- _Problem description_
Can you copy out the data exactly? Leave the images out.
** start of Data segment **
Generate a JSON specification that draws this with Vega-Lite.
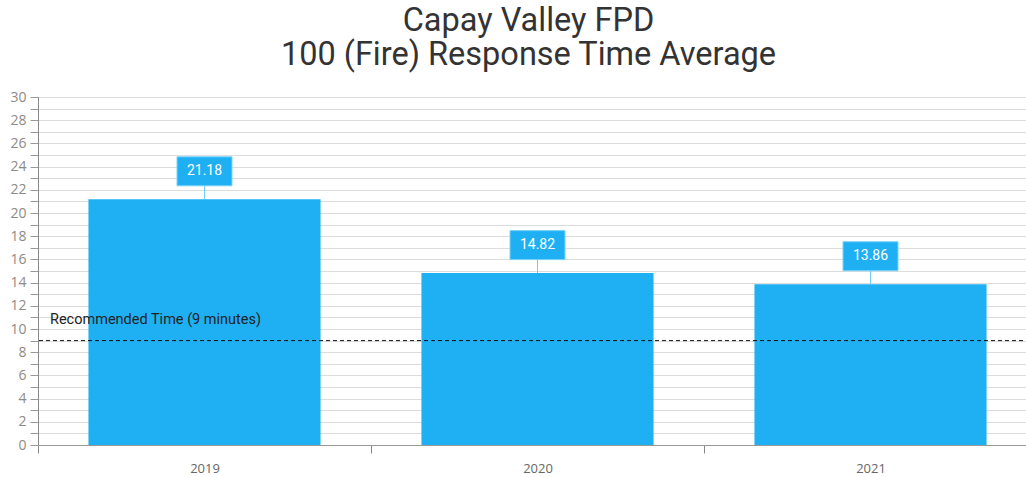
{
  "$schema": "https://vega.github.io/schema/vega-lite/v6.json",
  "autosize": "none",
  "width": 999,
  "height": 348,
  "padding": {"left": 38, "top": 97, "right": 0, "bottom": 32},
  "background": "white",
  "title": {
    "text": ["Capay Valley FPD", "100 (Fire) Response Time Average"],
    "anchor": "middle",
    "frame": "group",
    "dx": -9,
    "offset": 19,
    "font": "Roboto",
    "fontSize": 32.5,
    "fontWeight": "normal",
    "lineHeight": 34,
    "color": "#333333"
  },
  "config": {"view": {"stroke": null}},
  "data": {"values": [
    {"year": "2019", "time": 21.18},
    {"year": "2020", "time": 14.82},
    {"year": "2021", "time": 13.86}
  ]},
  "encoding": {
    "x": {
      "field": "year", "type": "nominal",
      "scale": {"paddingInner": 0, "paddingOuter": 0},
      "axis": {
        "title": null, "labelAngle": 0, "tickBand": "extent",
        "labelFont": "Open Sans", "labelFontSize": 13, "labelColor": "#666666",
        "labelPadding": 9, "tickSize": 8, "tickColor": "#888888",
        "domainColor": "#999999", "grid": false
      }
    },
    "y": {
      "field": "time", "type": "quantitative",
      "scale": {"domain": [0, 30], "nice": false},
      "axis": {
        "title": null,
        "values": [0,1,2,3,4,5,6,7,8,9,10,11,12,13,14,15,16,17,18,19,20,21,22,23,24,25,26,27,28,29,30],
        "labelExpr": "datum.value % 2 == 0 ? datum.label : ''",
        "labelFont": "Open Sans", "labelFontSize": 14, "labelColor": "#8f8a86",
        "labelPadding": 4, "tickSize": 8, "tickColor": "#999999",
        "domainColor": "#888888", "gridColor": "#dcdcdc", "gridWidth": 1
      }
    }
  },
  "layer": [
    {
      "mark": {"type": "bar", "color": "#1fb0f3", "width": {"band": 0.697}}
    },
    {
      "mark": {"type": "rule", "color": "#6fcdf7", "strokeWidth": 1, "y2Offset": -14},
      "encoding": {
        "y2": {"field": "time"}
      }
    },
    {
      "mark": {
        "type": "point", "filled": true, "opacity": 1,
        "shape": "M-1,-0.527H1V0.527H-1Z",
        "size": 3025, "fill": "#1fb0f3", "stroke": "#7ad2f8", "strokeWidth": 1,
        "yOffset": -28
      }
    },
    {
      "mark": {
        "type": "text", "color": "white", "font": "Roboto", "fontSize": 14,
        "baseline": "middle", "yOffset": -28
      },
      "encoding": {
        "text": {"field": "time", "type": "quantitative", "format": ".2f"}
      }
    },
    {
      "data": {"values": [{"time": 9, "label": "Recommended Time (9 minutes)"}]},
      "layer": [
        {
          "mark": {"type": "rule", "color": "#111111", "strokeWidth": 1, "strokeDash": [4, 3]},
          "encoding": {
            "x": null
          }
        },
        {
          "mark": {
            "type": "text", "align": "left", "baseline": "middle",
            "font": "Roboto", "fontSize": 14.5, "color": "#222222",
            "dx": 12, "dy": -21
          },
          "encoding": {
            "x": {"datum": "2019", "type": "nominal", "bandPosition": 0},
            "text": {"field": "label"}
          }
        }
      ]
    }
  ]
}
** end of Data segment **
- _Response to this task_
Generate a JSON specification that draws this with Vega-Lite.
{
  "$schema": "https://vega.github.io/schema/vega-lite/v6.json",
  "autosize": "none",
  "width": 999,
  "height": 348,
  "padding": {"left": 38, "top": 97, "right": 0, "bottom": 32},
  "background": "white",
  "title": {
    "text": ["Capay Valley FPD", "100 (Fire) Response Time Average"],
    "anchor": "middle",
    "frame": "group",
    "dx": -9,
    "offset": 19,
    "font": "Roboto",
    "fontSize": 32.5,
    "fontWeight": "normal",
    "lineHeight": 34,
    "color": "#333333"
  },
  "config": {"view": {"stroke": null}},
  "data": {"values": [
    {"year": "2019", "time": 21.18},
    {"year": "2020", "time": 14.82},
    {"year": "2021", "time": 13.86}
  ]},
  "encoding": {
    "x": {
      "field": "year", "type": "nominal",
      "scale": {"paddingInner": 0, "paddingOuter": 0},
      "axis": {
        "title": null, "labelAngle": 0, "tickBand": "extent",
        "labelFont": "Open Sans", "labelFontSize": 13, "labelColor": "#666666",
        "labelPadding": 9, "tickSize": 8, "tickColor": "#888888",
        "domainColor": "#999999", "grid": false
      }
    },
    "y": {
      "field": "time", "type": "quantitative",
      "scale": {"domain": [0, 30], "nice": false},
      "axis": {
        "title": null,
        "values": [0,1,2,3,4,5,6,7,8,9,10,11,12,13,14,15,16,17,18,19,20,21,22,23,24,25,26,27,28,29,30],
        "labelExpr": "datum.value % 2 == 0 ? datum.label : ''",
        "labelFont": "Open Sans", "labelFontSize": 14, "labelColor": "#8f8a86",
        "labelPadding": 4, "tickSize": 8, "tickColor": "#999999",
        "domainColor": "#888888", "gridColor": "#dcdcdc", "gridWidth": 1
      }
    }
  },
  "layer": [
    {
      "mark": {"type": "bar", "color": "#1fb0f3", "width": {"band": 0.697}}
    },
    {
      "mark": {"type": "rule", "color": "#6fcdf7", "strokeWidth": 1, "y2Offset": -14},
      "encoding": {
        "y2": {"field": "time"}
      }
    },
    {
      "mark": {
        "type": "point", "filled": true, "opacity": 1,
        "shape": "M-1,-0.527H1V0.527H-1Z",
        "size": 3025, "fill": "#1fb0f3", "stroke": "#7ad2f8", "strokeWidth": 1,
        "yOffset": -28
      }
    },
    {
      "mark": {
        "type": "text", "color": "white", "font": "Roboto", "fontSize": 14,
        "baseline": "middle", "yOffset": -28
      },
      "encoding": {
        "text": {"field": "time", "type": "quantitative", "format": ".2f"}
      }
    },
    {
      "data": {"values": [{"time": 9, "label": "Recommended Time (9 minutes)"}]},
      "layer": [
        {
          "mark": {"type": "rule", "color": "#111111", "strokeWidth": 1, "strokeDash": [4, 3]},
          "encoding": {
            "x": null
          }
        },
        {
          "mark": {
            "type": "text", "align": "left", "baseline": "middle",
            "font": "Roboto", "fontSize": 14.5, "color": "#222222",
            "dx": 12, "dy": -21
          },
          "encoding": {
            "x": {"datum": "2019", "type": "nominal", "bandPosition": 0},
            "text": {"field": "label"}
          }
        }
      ]
    }
  ]
}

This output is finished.